Matthew started well, taking a 6-1 lead in the first and closed it out 11-3. The second was level up to 5-all but then Matthew pulled away again, taking it 11-6. Willstrop came out strongly for the third, led 4-2 but Matthew took seven points in a row before closing out the match 11-5 after 42 minutes.
“I got a couple of errors and strokes out of him early in the first game,” said Matthew, “and I managed to carry that momentum through to the next two games.
“It’s good to get through in three, Greg’s in great form so I’ll need to be as fresh as possible for the final. I’m not putting any pressure on myself, he’s played seventy-five matches this season and I’ve played four, so he’s much more match sharp than I am! I’ll just go out to express myself and enjoy it, and if I happen to win that would be great!”
Matthew will face French number one seed Greg Gaultier in today’s final following his 3-0 win over Egyptian Kairm Darwish.
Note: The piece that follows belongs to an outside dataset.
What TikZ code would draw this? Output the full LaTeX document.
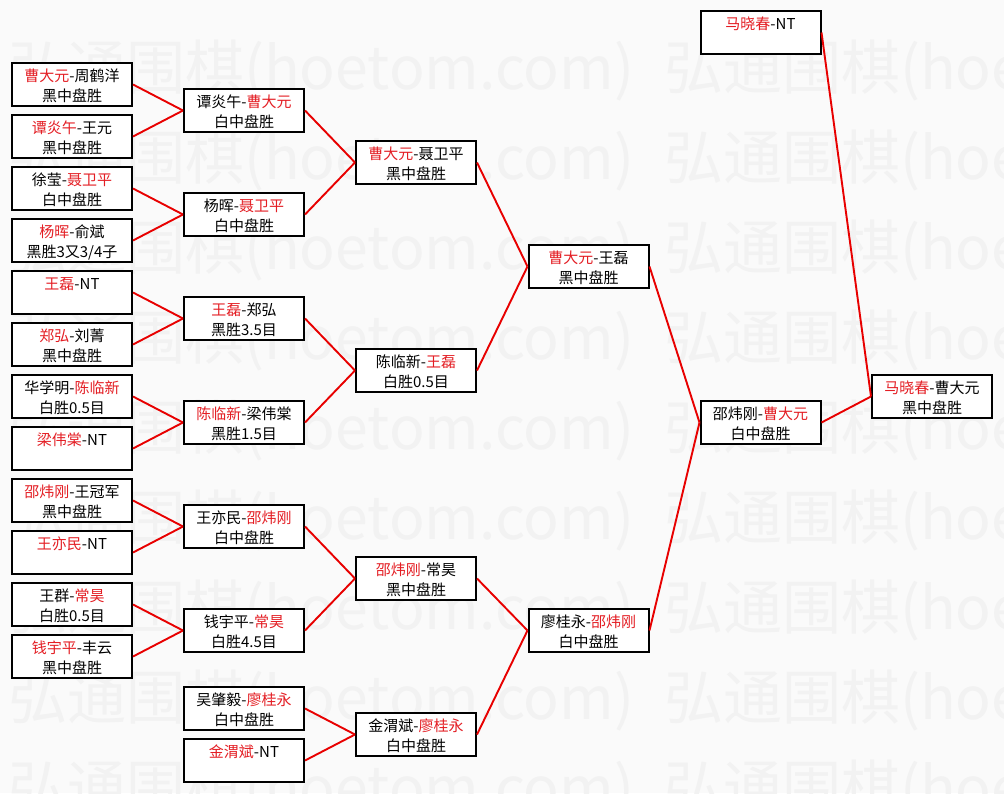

“Greg’s the man in form,” said Darwish after his quarter-final win last night, and top seed Gregory Gaultier certainly showed that to be true in tonight’s first men’s sem-ifinal.
The top-seeded Frenchman was in control from the outset, controlling the pace, controlling his opponent’s movement, slotting in crisp winners when the chance arose, and led 6-3. Darwish, although subdued compared to last night’s performance, threatened a comeback but, from 7-6, Gaultier eased away again.
The second was all Gaultier, 6-0 converted to 11-4. It wasn’t a rout, the rallies were contested and it still took 14 minutes, but Gaultier was the one winning them.
Darwish managed to break free of the shackles in the third—Gaultier was always ahead, but never comfortably so. Darwish appealed a let that became a stroke to level at 9-all, then saved match ball on another stroke.
The Egyptian’s pickup at the front was called by the referees on the next rally, and Gaultier finished it off with a crisp volley drop.
“I stuck to my game plan and was pleased with how I played in the first two games,” said Gaultier. “He played unbelievable squash to beat Shorbagy 3-0 yesterday, I was aware of that and knew I had to be focused from the start.
“In the third I went short too early, and he’s better at the front than me, so it became tough and I was just lucky enough to win the points at the end.
“I’m happy to win in three and really pleased to be in another final, it’s what we’re all here for.”